Stereotypical West Country English accent

Mummerset is a fictional English dialect supposedly spoken in a rustic English county of the same name. Mummerset is used by actors to represent a stereotypical English West Country accent while not specifically referencing any particular county.

The name is a portmanteau of mummer (an archaic term for a folk actor) and Somerset, a largely rural county.

Mummerset draws on a mixture of characteristics of real dialects from the West Country, such as rhoticism, forward-shifted diphthongs, lengthened vowels, and the voicing of word-initial consonants that are voiceless in other English dialects. Word-initial "S" is replaced with "Z"; "F" is replaced with "V". It also uses perceived dialect grammar, replacing instances of "am", "are" and "is" with "be". The sentence "I haven't seen him, that farmer, since Friday" could be parsed in Mummerset as "Oi ain't zeen 'im that be varmer zince Vroiday".

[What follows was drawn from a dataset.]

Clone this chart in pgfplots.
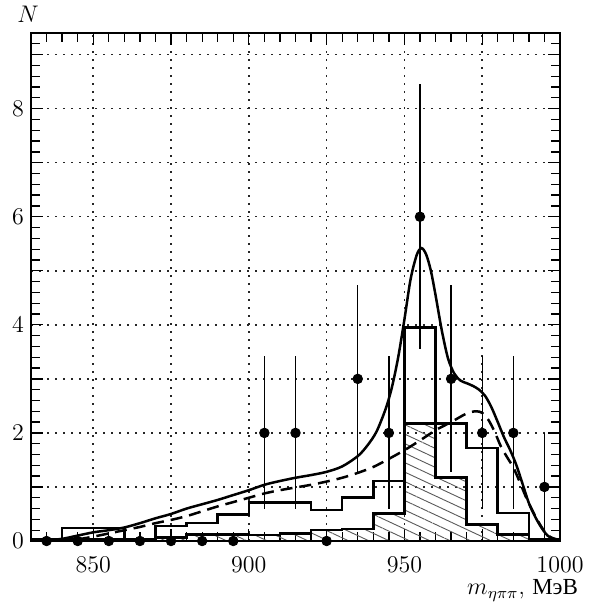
\documentclass[border=0pt]{standalone}
\usepackage{fontspec}
\usepackage{pgfplots}
\pgfplotsset{compat=1.18}
\usetikzlibrary{patterns.meta}
\newfontfamily\cyrfont{Liberation Serif}

% measured events with sqrt(N) errors
\pgfplotstableread{
x   y  e
835 0  0
845 0  0
855 0  0
865 0  0
875 0  0
885 0  0
895 0  0
905 2  1.414
915 2  1.414
925 0  0
935 3  1.732
945 2  1.414
955 6  2.449
965 3  1.732
975 2  1.414
985 2  1.414
995 1  1
}\datapoints

\begin{document}
\begin{tikzpicture}
\begin{axis}[
  scale only axis, width=264.5pt, height=254pt,
  xmin=830, xmax=1000, ymin=0, ymax=9.4,
  xtick={850,875,...,1000}, xticklabels={850,,900,,950,,1000},
  ytick={0,1,...,9}, yticklabels={0,,2,,4,,6,,8,},
  minor xtick={835,840,...,995},
  minor ytick={0.2,0.4,...,9.3},
  tick align=inside, tick pos=both,
  major tick length=6pt, minor tick length=4.5pt,
  tick style={line width=0.65pt, black},
  axis line style={line width=1.1pt},
  grid=major,
  major grid style={black!85, line width=0.75pt, dash pattern=on 0.8pt off 3.2pt},
  tick label style={font=\fontsize{12}{14}\selectfont},
  xticklabel style={yshift=-4pt},
  clip=false,
]
\coordinate (SW) at (rel axis cs:0,0);
\coordinate (NE) at (rel axis cs:1,1);

% hatched histogram
\addplot[const plot, line width=1.3pt,
  pattern={Lines[angle=-25,distance=4.3pt,line width=0.45pt]}, pattern color=black!65]
  coordinates {(830,0.03) (840,0.03) (850,0.03) (860,0.03) (870,0.06) (880,0.12)
    (890,0.12) (900,0.11) (910,0.14) (920,0.2) (930,0.22) (940,0.51) (950,2.17)
    (960,1.18) (970,0.3) (980,0.12) (990,0.03) (1000,0.03)} \closedcycle;

% open histogram
\addplot[const plot, line width=1.3pt]
  coordinates {(830,0.03) (840,0.24) (850,0.24) (860,0.03) (870,0.28) (880,0.33)
    (890,0.49) (900,0.71) (910,0.71) (920,0.57) (930,0.8) (940,1.11) (950,3.95)
    (960,2.17) (970,1.72) (980,0.52) (990,0.03) (1000,0.03)};

% solid curve
\addplot[smooth, line width=1.25pt]
  coordinates {(836,0.02) (840,0.04) (845,0.1) (850,0.16) (855,0.2) (860,0.25)
    (865,0.33) (870,0.42) (875,0.5) (880,0.6) (885,0.68) (890,0.76) (895,0.85)
    (900,0.94) (905,1.04) (910,1.11) (915,1.17) (920,1.22) (925,1.28) (930,1.38)
    (935,1.57) (938,1.76) (941,2.02) (944,2.45) (946,2.85) (948,3.4) (950,4.1)
    (952,4.85) (954,5.3) (955.5,5.42) (957,5.3) (958.5,5.0) (960,4.55) (962,3.9)
    (964,3.38) (966,3.1) (968,2.97) (970,2.92) (972,2.87) (974,2.8) (976,2.68)
    (978,2.47) (980,2.2) (982,1.92) (984,1.68) (986,1.4) (988,1.05) (990,0.7)
    (992,0.45) (994,0.25) (996,0.1) (998,0.04) (1000,0.02)};

% dashed curve
\addplot[smooth, line width=1.25pt, dash pattern=on 6pt off 3.5pt]
  coordinates {(845,0.03) (850,0.08) (855,0.14) (860,0.2) (865,0.26) (870,0.33)
    (875,0.39) (880,0.46) (885,0.55) (890,0.64) (895,0.72) (900,0.8) (905,0.88)
    (910,0.94) (915,0.99) (920,1.04) (925,1.1) (930,1.17) (935,1.26) (940,1.37)
    (945,1.52) (950,1.68) (955,1.86) (960,2.05) (965,2.2) (970,2.36) (973,2.4)
    (975,2.37) (977,2.24) (979,2.02) (981,1.75) (983,1.55) (985,1.36) (987,1.1)
    (989,0.82) (991,0.58) (993,0.36) (995,0.18) (997,0.07) (999,0.03)};

% data points
\addplot[only marks, mark=*, mark size=2.4pt, black,
  error bars/.cd, y dir=both, y explicit, error mark=none,
  error bar style={line width=0.7pt}]
  table[x=x, y=y, y error=e] {\datapoints};

\node[anchor=base, xshift=-1.5pt, yshift=5pt, font=\fontsize{11.5}{13}\selectfont]
  at (axis description cs:0,1) {$N$};
\node[anchor=base east, xshift=12.5pt, yshift=-27pt, font=\fontsize{11.5}{13}\selectfont]
  at (axis description cs:1,0) {$m_{\eta\pi\pi}$,\ {\cyrfont МэВ}};
\end{axis}
\pgfresetboundingbox
\path[use as bounding box] ([shift={(-15.5pt,-32.5pt)}]SW) rectangle ([shift={(18.5pt,16.5pt)}]NE);
\end{tikzpicture}
\end{document}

Some speakers of East Anglian English have objected to media portrayals of characters from that area speaking in "a strange kind of stage Mummerset", as in the TV adaptation of P.D. James' Adam Dalgliesh novel Devices and Desires.

==In literature==
A speech from Edgar in Shakespeare's King Lear, before his fight with Oswald in Act IV, scene 6, has been described as an example of mummerset:

Good gentleman, go your gait, and let poor volk pass. An ’chud ha’ bin
zwagger’d out of my life, ’t would not ha’bin zo long as ’tis by a vortnight. Nay, come not
near th’ old man; keep out, ’che vor ye, or Ise try whether your costard or my
ballow be the harder. ’Chill be plain with you.